Carece de lógica pero hay personas con las que no hemos intercambiado palabra alguna o a lo más unos saludos por cortesía, pero por algún motivo sentimos cierto aprecio hacia ellas. Puede ser un cliente de un bar al que cada día le ves a la otra punta de la barra, una persona que va siempre en tu mismo vagón de metro o con la que coincides cuando vas a por tu hijo a la salida del colegio o de una actividad extraescolar. Su aspecto físico, sus gestos, su manera de relacionarse con otros o alguna conversación que has escuchado a lo lejos son los únicos elementos que nuestro cerebro tiene para que asigne a esa persona cierta estima.
Nuestra vida y la suya se desarrollan en planos diferentes, sin ningún tipo de interrelación directa, pero a pesar de ello existe una conexión invisible que se resiente cuando durante varios días no le ves en ese espacio físico compartido habitualmente. Puede ser que haya cambiado de ciudad o de hábitos o, en el peor de los casos, que haya sufrido algún accidente o problema de salud. En la mayoría de las ocasiones un día por sorpresa reaparece y entonces todo vuelve a la normalidad, pero hay casos en los que esa persona anónima, que no sabes por qué pero a la que le guardas cierto cariño, desaparece para siempre de tu vida, quedando un halo de misterio.
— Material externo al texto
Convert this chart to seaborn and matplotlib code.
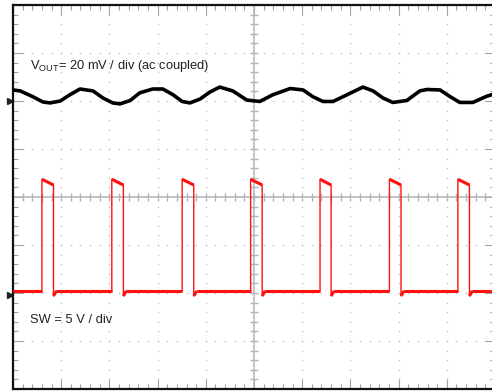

Donde no queda incógnita es cuando por casualidad te enteras de que una de esas personas anónimas, pero a la que tienes estima, ha fallecido. Esto es lo que me ha pasado hace unos días cuando supe que el padre de dos niñas con las que mi hija iba a ballet murió de un infarto hace ya varios meses. Nunca establecí ninguna conversación con él, pero siempre me pareció una buena persona. Cariñoso con sus hijas y con el resto de niñas y siempre con una sonrisa en la cara. Nunca supe su nombre ni a qué se dedicaba, pero siempre me pareció un tipo con buen corazón. Evidentemente desconozco si mi percepción coincidía con la realidad, pero para mí así era y seguirá siéndolo.
Cuando conocí la noticia me recorrió un escalofrío por varios motivos y me hizo detenerme unos segundos para reflexionar sobre cómo es la vida. Al sentimiento lógico de pena y de extrañeza por haber muerto a una edad relativamente joven, le siguió otro de tristeza y de vacío existencial. Y es que por mucho que no queramos asumirlo, no somos nada, más allá de nuestro entorno más cercano. Para uno la muerte es el final de todo, pero para la mayoría de las personas pasa desapercibida o a lo máximo queda como una mera anécdota.